Il monito
di Mattarella
su mafia e giustizia

Sergio Mattarella ha scelto il giorno di Capaci e del ricordo delle vittime
di mafia per lanciare messaggi chiarissimi al Paese, ai giudici, alla politica. Il primo messaggio agli italiani è proprio sulla mafia: «O si è contro o si è complici» ha detto nell’aula bunker di Palermo dove – ha ricordato – «la Repubblica ha assestato colpi durissimi ai criminali» che poi sono costati la vita a tanti servitori dello Stato a cominciare da Giovanni Falcone e Salvatore Borsellino. Nelle parole del Presidente non sono accettabili né il cedimento né l’atteggiamento pilatesco dettati da paura o interesse.

È vero, dice Mattarella, che la mafia ha perduto terreno nella propria capacità di creare consenso intorno a sé e che la condanna sociale, soprattutto dei più giovani, oggi è assai più estesa che in passato, ma non bisogna dimenticare che la battaglia è tutt’altro che vinta. Secondo messaggio, questa volta alla magistratura, proprio nel giorno di Falcone (giudice onorato da morto ma altrettanto criticato e osteggiato da vivo da parte di molti suoi colleghi). Poiché questo è un periodo in cui il prestigio della magistratura è stato molto scosso dagli scandali, dalle lotte intestine tra le correnti dei giudici, dalle inchieste che sono arrivate a devastare il Consiglio Superiore di cui il Capo dello Stato è il presidente, Mattarella chiede che «si faccia luce rapidamente su ombre, dubbi, sospetti, responsabilità» che gravano sui giudici: basti ricordare lo scandalo Palamara, le guerre alla Procura di Milano, il caso Amara-Davigo e i dossieraggi fatti arrivare ai giornali. Il punto, ricorda Mattarella, è che la credibilità della magistratura è imprescindibile per il funzionamento della Repubblica e «le contrapposizioni, le contese, le polemiche» non fanno che recare danni a un potere fondamentale dello Stato nei confronti del quale i cittadini non devono dubitare se non a prezzo «di gravi turbamenti». Insomma, è l’ennesima tirata d’orecchi che arriva dal Quirinale a un Csm sempre più ingovernabile e ad una corporazione giudiziaria di cui emergono ormai senza freno le pecche e le contraddizioni.

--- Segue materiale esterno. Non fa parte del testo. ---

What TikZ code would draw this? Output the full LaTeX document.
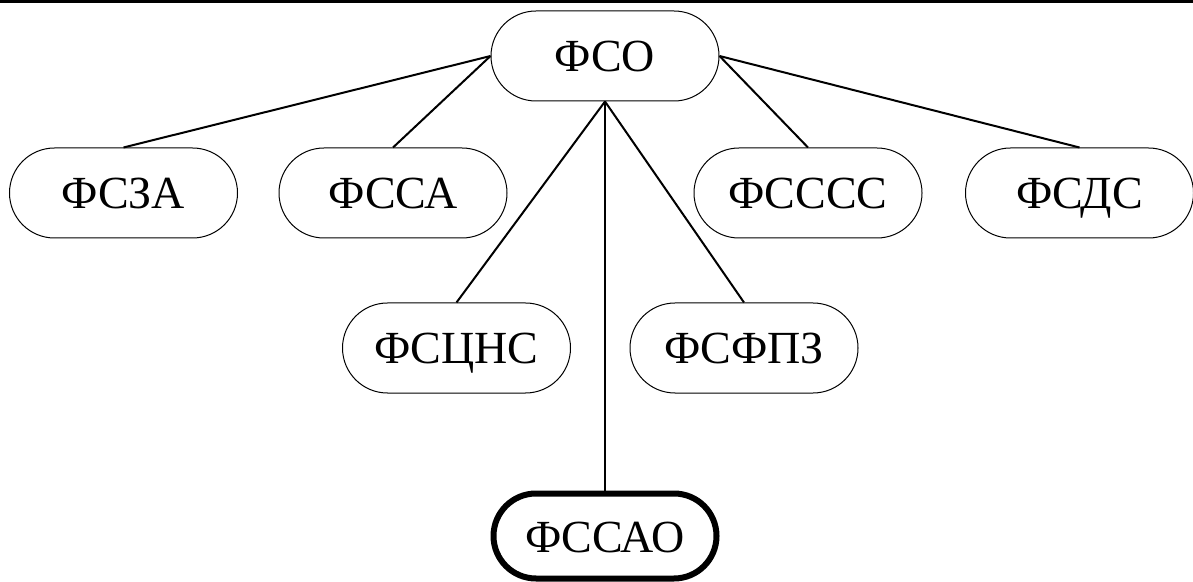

Terzo messaggio: questa volta ai giudici e ai politici, e collegato al punto precedente. Servono le riforme dell’ordine giudiziario e bisogna farle «sollecitamente». Mattarella non entra nel merito delle questioni ma fa implicitamente riferimento alle tante divisioni che sono tornate ad emergere ora che il governo si appresta, nell’ambito del Pnrr (Piano nazionale di ripresa e resilienza) a varare le riforme del processo penale, di quello civile e dell’organizzazione giudiziaria a partire dal metodo di elezione del Consiglio Superiore. I giudici da tempo mandano messaggi che somigliano a veti (per esempio sulla divisione delle carriere) mentre i partiti ricominciano a dividersi secondo i vecchi schemi. Al punto che Matteo Salvini, volutamente dimenticando che il funzionamento della giustizia è fondamentale per ottenere i fondi europei, è arrivato a dire che le riforme non devono far parte di questo governo e ha firmato per proporre dei referendum. Anche se l’uscita del leader leghista è stata in seguito attenuata, resta il fatto che le divisioni in questo campo sono da sempre foriere di rinvii e paralisi. È esattamente quel che Mattarella vuole scongiurare, e il discorso di Palermo a questo serviva. Sono impegni di lunga lena che non si esauriranno in un anno e non è detto che a Mattarella non venga chiesto, come a Napolitano, di restare ancora un poco al Quirinale per controllarne l’esito. Lui, l’interessato, ha più volte fatto sapere che non è disponibile ad una rielezione, sia pure parziale. Anche Napolitano inizialmente aveva detto un no fermissimo, poi però le circostanze lo costrinsero a rassegnarsi e a fare anche i tempi supplementari del settennato.